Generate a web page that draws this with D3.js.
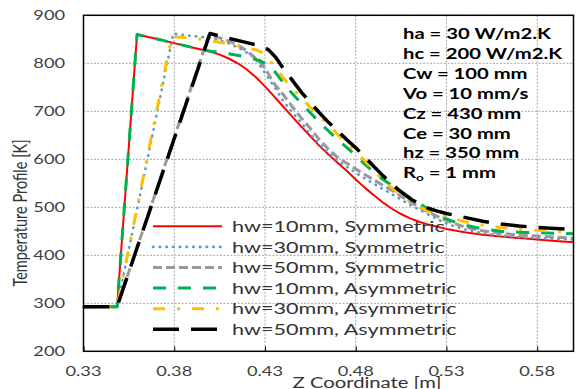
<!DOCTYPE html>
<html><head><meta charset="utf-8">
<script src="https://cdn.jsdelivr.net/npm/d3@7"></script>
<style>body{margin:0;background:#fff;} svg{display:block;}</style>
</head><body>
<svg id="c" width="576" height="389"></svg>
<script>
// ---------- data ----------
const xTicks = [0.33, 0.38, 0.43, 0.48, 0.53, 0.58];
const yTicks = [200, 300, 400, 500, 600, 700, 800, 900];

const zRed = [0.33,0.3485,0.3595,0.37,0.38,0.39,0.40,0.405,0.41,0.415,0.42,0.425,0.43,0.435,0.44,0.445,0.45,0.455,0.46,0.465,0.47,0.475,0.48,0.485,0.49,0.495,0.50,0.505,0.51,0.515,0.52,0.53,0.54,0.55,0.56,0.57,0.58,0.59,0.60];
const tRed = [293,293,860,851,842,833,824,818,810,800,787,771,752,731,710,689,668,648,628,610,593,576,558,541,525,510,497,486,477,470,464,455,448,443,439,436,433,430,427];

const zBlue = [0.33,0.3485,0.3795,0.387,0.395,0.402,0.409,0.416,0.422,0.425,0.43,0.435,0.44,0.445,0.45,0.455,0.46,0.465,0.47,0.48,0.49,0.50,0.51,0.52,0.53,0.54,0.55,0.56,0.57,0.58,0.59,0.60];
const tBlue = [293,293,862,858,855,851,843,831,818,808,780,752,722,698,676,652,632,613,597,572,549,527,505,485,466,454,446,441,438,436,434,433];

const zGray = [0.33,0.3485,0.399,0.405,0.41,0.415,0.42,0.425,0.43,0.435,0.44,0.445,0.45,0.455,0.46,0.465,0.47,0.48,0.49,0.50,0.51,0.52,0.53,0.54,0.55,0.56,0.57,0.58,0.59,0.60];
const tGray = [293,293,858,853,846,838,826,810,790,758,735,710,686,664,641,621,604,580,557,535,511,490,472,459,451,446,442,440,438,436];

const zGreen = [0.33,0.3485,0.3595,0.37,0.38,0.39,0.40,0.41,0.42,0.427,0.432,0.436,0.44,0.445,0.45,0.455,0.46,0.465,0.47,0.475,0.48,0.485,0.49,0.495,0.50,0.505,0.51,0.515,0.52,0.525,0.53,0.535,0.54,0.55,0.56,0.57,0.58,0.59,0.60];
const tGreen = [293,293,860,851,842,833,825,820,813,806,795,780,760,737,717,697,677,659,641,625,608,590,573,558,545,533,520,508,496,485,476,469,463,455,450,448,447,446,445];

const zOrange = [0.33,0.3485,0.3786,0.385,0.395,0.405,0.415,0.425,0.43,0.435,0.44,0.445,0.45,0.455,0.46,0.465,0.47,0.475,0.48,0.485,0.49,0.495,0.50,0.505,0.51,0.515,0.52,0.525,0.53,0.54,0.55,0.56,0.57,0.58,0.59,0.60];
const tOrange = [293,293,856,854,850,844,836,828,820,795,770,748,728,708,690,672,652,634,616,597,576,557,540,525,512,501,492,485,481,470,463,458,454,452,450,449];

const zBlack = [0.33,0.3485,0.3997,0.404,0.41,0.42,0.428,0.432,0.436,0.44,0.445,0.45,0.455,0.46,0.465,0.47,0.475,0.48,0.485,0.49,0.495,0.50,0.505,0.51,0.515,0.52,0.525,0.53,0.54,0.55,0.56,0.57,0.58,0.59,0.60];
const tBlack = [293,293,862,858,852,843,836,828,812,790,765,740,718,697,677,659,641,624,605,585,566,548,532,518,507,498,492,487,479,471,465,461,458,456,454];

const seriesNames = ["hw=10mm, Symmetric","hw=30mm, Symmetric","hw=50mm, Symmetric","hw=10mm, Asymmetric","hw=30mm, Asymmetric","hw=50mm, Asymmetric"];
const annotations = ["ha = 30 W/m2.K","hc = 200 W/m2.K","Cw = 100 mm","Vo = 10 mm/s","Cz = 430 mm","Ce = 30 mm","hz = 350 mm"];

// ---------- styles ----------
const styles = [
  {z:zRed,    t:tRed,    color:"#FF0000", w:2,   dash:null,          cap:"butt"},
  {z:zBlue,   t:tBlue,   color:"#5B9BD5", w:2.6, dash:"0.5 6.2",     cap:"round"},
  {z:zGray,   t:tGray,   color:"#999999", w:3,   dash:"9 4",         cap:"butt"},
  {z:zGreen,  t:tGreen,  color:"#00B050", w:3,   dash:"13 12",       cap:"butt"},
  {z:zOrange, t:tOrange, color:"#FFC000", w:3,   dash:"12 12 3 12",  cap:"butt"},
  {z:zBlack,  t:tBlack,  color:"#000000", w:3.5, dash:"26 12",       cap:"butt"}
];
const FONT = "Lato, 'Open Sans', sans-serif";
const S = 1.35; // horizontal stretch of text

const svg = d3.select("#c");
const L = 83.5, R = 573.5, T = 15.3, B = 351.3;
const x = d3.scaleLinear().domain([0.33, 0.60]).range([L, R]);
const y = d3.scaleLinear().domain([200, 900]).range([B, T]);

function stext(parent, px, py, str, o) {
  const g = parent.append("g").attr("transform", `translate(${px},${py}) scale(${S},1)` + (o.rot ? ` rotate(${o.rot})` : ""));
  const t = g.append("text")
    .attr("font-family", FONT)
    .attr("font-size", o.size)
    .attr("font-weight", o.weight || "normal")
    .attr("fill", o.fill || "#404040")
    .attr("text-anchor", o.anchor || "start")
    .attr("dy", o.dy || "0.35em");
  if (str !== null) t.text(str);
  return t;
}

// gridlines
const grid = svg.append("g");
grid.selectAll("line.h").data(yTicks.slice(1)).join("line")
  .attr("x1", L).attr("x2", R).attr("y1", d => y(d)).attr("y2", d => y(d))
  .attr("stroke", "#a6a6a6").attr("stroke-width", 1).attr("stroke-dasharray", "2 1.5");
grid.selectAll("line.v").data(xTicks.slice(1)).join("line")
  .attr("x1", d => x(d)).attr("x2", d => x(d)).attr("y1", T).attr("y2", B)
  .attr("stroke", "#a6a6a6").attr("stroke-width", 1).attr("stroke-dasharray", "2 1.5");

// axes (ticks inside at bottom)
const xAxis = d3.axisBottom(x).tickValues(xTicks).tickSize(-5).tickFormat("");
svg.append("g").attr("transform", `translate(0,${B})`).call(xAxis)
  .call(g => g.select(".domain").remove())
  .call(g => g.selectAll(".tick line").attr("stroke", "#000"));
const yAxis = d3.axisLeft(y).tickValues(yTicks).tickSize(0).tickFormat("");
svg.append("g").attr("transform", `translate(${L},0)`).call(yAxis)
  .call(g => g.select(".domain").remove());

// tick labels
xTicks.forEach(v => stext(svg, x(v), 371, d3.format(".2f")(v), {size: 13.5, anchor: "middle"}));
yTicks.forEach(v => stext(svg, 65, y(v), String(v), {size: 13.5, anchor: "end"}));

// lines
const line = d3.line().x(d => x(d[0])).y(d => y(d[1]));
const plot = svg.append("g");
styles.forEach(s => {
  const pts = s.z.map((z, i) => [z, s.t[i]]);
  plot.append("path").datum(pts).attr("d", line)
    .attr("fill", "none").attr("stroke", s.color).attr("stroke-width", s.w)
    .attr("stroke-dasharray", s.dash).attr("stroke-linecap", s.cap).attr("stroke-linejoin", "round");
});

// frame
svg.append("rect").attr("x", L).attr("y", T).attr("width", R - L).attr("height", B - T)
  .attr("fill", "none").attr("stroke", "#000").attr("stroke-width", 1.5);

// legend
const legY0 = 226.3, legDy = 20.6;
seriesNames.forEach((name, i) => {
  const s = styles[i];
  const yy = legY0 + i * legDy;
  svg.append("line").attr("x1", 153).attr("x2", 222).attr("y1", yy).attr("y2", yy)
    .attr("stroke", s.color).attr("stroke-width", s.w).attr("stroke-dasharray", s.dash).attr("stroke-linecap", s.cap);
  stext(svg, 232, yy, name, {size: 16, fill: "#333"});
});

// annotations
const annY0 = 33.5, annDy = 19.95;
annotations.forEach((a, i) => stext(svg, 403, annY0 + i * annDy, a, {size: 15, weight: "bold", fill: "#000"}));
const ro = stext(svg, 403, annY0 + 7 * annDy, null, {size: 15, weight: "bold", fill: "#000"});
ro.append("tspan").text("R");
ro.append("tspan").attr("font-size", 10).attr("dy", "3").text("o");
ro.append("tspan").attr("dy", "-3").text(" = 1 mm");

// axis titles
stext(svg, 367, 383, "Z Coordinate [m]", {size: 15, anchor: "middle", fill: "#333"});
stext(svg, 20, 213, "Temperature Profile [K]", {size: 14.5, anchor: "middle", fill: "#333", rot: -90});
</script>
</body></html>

###

Repeat, word for word and with no pictures, only the lines running from the beginning of the data to the line that contains "const yTicks = [200, 300, 400, 500, 600, 700, 800, 900];".

WORKED SOLUTION:
Generate a web page that draws this with D3.js.
<!DOCTYPE html>
<html><head><meta charset="utf-8">
<script src="https://cdn.jsdelivr.net/npm/d3@7"></script>
<style>body{margin:0;background:#fff;} svg{display:block;}</style>
</head><body>
<svg id="c" width="576" height="389"></svg>
<script>
// ---------- data ----------
const xTicks = [0.33, 0.38, 0.43, 0.48, 0.53, 0.58];
const yTicks = [200, 300, 400, 500, 600, 700, 800, 900];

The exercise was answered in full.